The protagonist “doesn’t go mad. He doesn’t die. He suffers.” He manages to travel to the past and with him we are transported back to a world where we see “a peacetime morning... Real Children. Real birds. Real cats. Real graves.” A woman, the woman in his dreams, “smiles at him from an automobile... other images appear, merge, in that museum, which is perhaps of his memory.” Even as we experience the defamiliarisation of quotidian things, the theme of the museum, of the remnants and the traces of the past, coalesces as another strand of the film. The underground tunnels are actually galleries and store-rooms for various objects from the past — statues, masks, pottery; the man and the woman entwine arms and wander through a jungle of stuffed animals in a museum of natural history, with the viewer now fully aware that in this future hell all animals are extinct, that there are no real birds anymore.
Sitting at the edge of a dying 2024, the older ones among us may recognise so many quaint things in this densely-packed film as belonging to a distant past but one during which we were alive.
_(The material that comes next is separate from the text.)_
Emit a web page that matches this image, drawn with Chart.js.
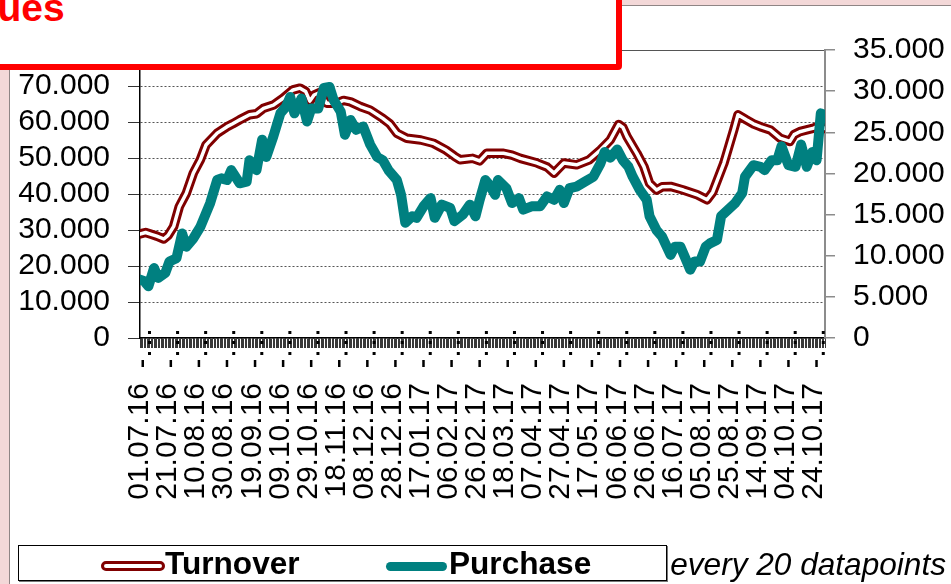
<!DOCTYPE html>
<html>
<head>
<meta charset="utf-8">
<script src="https://cdn.jsdelivr.net/npm/chart.js@4/dist/chart.umd.min.js"></script>
<style>
  html, body { margin: 0; padding: 0; }
  #wrap { position: relative; width: 951px; height: 584px; overflow: hidden; background: #f3d8d8; font-family: "Liberation Sans", Arial, sans-serif; }
  #inner { position: absolute; left: 9px; top: 5px; width: 960px; height: 600px; background: #fff; border-left: 1px solid #8f8585; border-top: 1px solid #8f8585; }
  #c { position: absolute; left: 0; top: 0; }
  #titlebox { position: absolute; left: -10px; top: -20px; width: 620px; height: 78px; border: 6px solid #ff0000; border-radius: 4px; background: #fff; }
  #title { position: absolute; left: -59px; top: -12px; font: bold 39px/1 "Liberation Sans", Arial, sans-serif; color: #ff0000; white-space: nowrap; }
  #note { position: absolute; right: 5px; top: 549px; font: italic 31.6px/1 "Liberation Sans", Arial, sans-serif; color: #000; white-space: nowrap; }
  #legend { position: absolute; left: 18px; top: 545px; width: 647px; height: 34px; border: 1px solid #000; background: #fff; box-shadow: 1px 1px 0 #777; }
  .lt { position: absolute; top: 2px; font: bold 31.6px/1 "Liberation Sans", Arial, sans-serif; color: #000; white-space: nowrap; }
  #symT { position: absolute; left: 82px; top: 15px; width: 58px; height: 4px; border: 3px solid #800000; border-radius: 6px; background: #fff; }
  #symP { position: absolute; left: 367px; top: 16px; width: 61px; height: 9px; border-radius: 5px; background: #008080; }
</style>
</head>
<body>
<div id="wrap">
  <div id="inner"></div>
  <canvas id="c" width="951" height="584"></canvas>
  <div id="titlebox"></div>
  <div id="title">Values</div>
  <div id="note">Labeling every 20 datapoints</div>
  <div id="legend">
    <div id="symT"></div><div class="lt" style="left:146px">Turnover</div>
    <div id="symP"></div><div class="lt" style="left:430px">Purchase</div>
  </div>
</div>
<script>
// ---- data (day index from 01.07.16, value) ----
const tickLabels = ["01.07.16","21.07.16","10.08.16","30.08.16","19.09.16","09.10.16","29.10.16","18.11.16","08.12.16","28.12.16","17.01.17","06.02.17","26.02.17","18.03.17","07.04.17","27.04.17","17.05.17","06.06.17","26.06.17","16.07.17","05.08.17","25.08.17","14.09.17","04.10.17","24.10.17"];

const turnoverDays = [0,4,8,12,17,20,24,28,33,38,43,47,55,62,66,71,78,83,88,95,102,109,114,118,121,124,128,133,140,145,150,157,164,173,178,183,190,200,209,218,224,228,237,242,247,259,265,271,283,290,295,298,302,311,320,328,335,341,344,347,354,359,363,368,372,378,387,397,404,408,416,423,426,432,437,442,449,456,463,466,470,475,480,484,488];
const turnoverValues = [28900,29300,28800,28300,27500,28500,31000,36500,40200,45800,49500,53600,56900,58700,59500,60600,62000,62300,63800,64700,66600,68900,69400,68500,65800,67500,68200,65200,65200,66000,65600,64300,63300,61000,59500,56900,55500,55000,54100,52200,50500,49500,49900,49200,51300,51300,50800,49900,48600,47500,45800,47000,48600,48100,49500,52200,55000,59300,58500,55900,51300,47600,43000,41100,42000,42100,41100,39800,38400,40500,48600,57800,62000,60600,59500,58700,57800,55500,54600,56500,57300,57800,58300,59000,58200];

const purchaseDays = [0,3,6,10,13,18,21,26,30,33,38,43,50,55,58,62,65,71,76,78,83,87,90,95,100,104,107,110,115,119,122,127,131,135,138,143,146,150,154,159,164,169,173,177,183,186,189,194,197,202,207,210,215,221,224,230,235,239,242,246,249,253,255,261,265,270,273,279,285,290,295,299,302,306,311,317,323,328,331,335,340,344,348,351,356,361,363,368,372,378,381,385,388,392,395,399,403,406,411,414,419,424,429,431,437,442,445,450,454,457,462,467,471,475,479,482,485,488];
const purchaseValues = [7100,6900,6300,8500,7300,7900,9300,9700,12700,11100,12100,13500,16400,19200,19400,19200,20400,18800,19000,21600,20400,24100,22000,24500,27300,28100,29300,27300,29100,26300,27900,27900,30400,30500,28900,27500,24700,26500,25300,25700,23500,22000,21600,20400,19200,17400,14000,14800,14600,16000,17000,14600,16200,15800,14200,15000,16200,14800,16800,19200,18600,17400,19200,18200,16400,17000,15600,16000,16000,17200,16800,18000,16400,18200,18400,19000,19600,21200,22600,21900,22900,21600,20800,19600,18000,16800,14800,13100,12300,10100,11100,11100,9900,8300,9300,9300,11100,11500,11900,14800,15600,16400,17600,19600,21000,20800,20400,21600,21600,23300,21000,20800,23500,20800,22600,21600,27300,27100];

const turnoverPts = turnoverDays.map((d, i) => ({x: d, y: turnoverValues[i]}));
const purchasePts = purchaseDays.map((d, i) => ({x: d, y: purchaseValues[i]}));

const FONT = '"Liberation Sans", Arial, sans-serif';
Chart.defaults.color = '#000';
Chart.defaults.font.family = FONT;

const fmt = v => v === 0 ? '0' : (v / 1000) + '.000';

const markPlugin = {
  id: 'marks',
  afterDraw(chart) {
    const xs = chart.scales.x;
    const ctx = chart.ctx;
    ctx.save();
    ctx.fillStyle = '#000';
    for (let k = 0; k < tickLabels.length; k++) {
      const px = xs.getPixelForValue(k * 20);
      ctx.fillRect(px + 8, 331, 3, 3);
      ctx.fillRect(px + 8, 341, 3, 3);
      ctx.fillRect(px + 8, 352, 3, 3);
      ctx.fillRect(px + 1.5, 360, 2.5, 7);
    }
    ctx.restore();
  }
};

new Chart(document.getElementById('c'), {
  type: 'line',
  data: {
    datasets: [
      { label: 'Purchase', data: purchasePts, yAxisID: 'y2', borderColor: '#008080', borderWidth: 10,
        pointRadius: 0, tension: 0, borderJoinStyle: 'round', borderCapStyle: 'round', order: 0 },
      { label: 'Turnover', data: turnoverPts, yAxisID: 'y', borderColor: '#ffffff', borderWidth: 3.5,
        pointRadius: 0, tension: 0, borderJoinStyle: 'round', borderCapStyle: 'round', order: 1 },
      { label: 'Turnover', data: turnoverPts, yAxisID: 'y', borderColor: '#800000', borderWidth: 9.5,
        pointRadius: 0, tension: 0, borderJoinStyle: 'round', borderCapStyle: 'round', order: 2 }
    ]
  },
  options: {
    responsive: false,
    animation: false,
    events: [],
    layout: { padding: { top: 50, left: 0, right: 0, bottom: 0 } },
    plugins: { legend: { display: false }, tooltip: { enabled: false } },
    scales: {
      x: {
        type: 'linear', min: 0, max: 488,
        afterFit(s) { s.height = 246; },
        grid: { drawOnChartArea: false, drawTicks: true, tickLength: 10, tickColor: '#3a3a3a', lineWidth: 1 },
        border: { color: '#000', width: 1.5 },
        ticks: {
          stepSize: 1, autoSkip: false, maxRotation: 90, minRotation: 90, padding: 35,
          font: { size: 30, family: FONT },
          callback: v => (v % 20 === 0 && tickLabels[v / 20] !== undefined) ? tickLabels[v / 20] : ''
        }
      },
      y: {
        position: 'left', min: 0, max: 80000,
        afterFit(s) { s.width = 140; },
        grid: { color: '#555', lineWidth: 1, tickLength: 12, tickColor: '#333' },
        border: { color: '#000', width: 1.5, dash: c => (c.tick && c.tick.value === 80000) ? [] : [2, 2] },
        ticks: { stepSize: 10000, autoSkip: false, padding: 18, font: { size: 30, family: FONT }, callback: fmt }
      },
      y2: {
        position: 'right', min: 0, max: 35000,
        afterFit(s) { s.width = 126; },
        grid: { drawOnChartArea: false, tickLength: 10, tickColor: '#8c8c8c', lineWidth: 1.5 },
        border: { color: '#8c8c8c', width: 2 },
        ticks: { stepSize: 5000, autoSkip: false, padding: 18, font: { size: 30, family: FONT }, callback: fmt }
      }
    }
  },
  plugins: [markPlugin]
});
</script>
</body>
</html>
Some of the ideas (especially of love and desire) in La Jetée may also seem to be quaint but it’s also startling how things loop back in the film, for instance, the fear of a Third World War that might have once felt dated but now no longer does. In our constantly fracturing world, one can long to inhabit a slice of time like the protagonist and his lover where “their only landmarks are the flavour of the moment in which they are living and the markings on the walls.” And, yet, here we are, hiding as best we can in our respective underground warrens, desperate for some trick of time that enables the past and the future to come to our aid.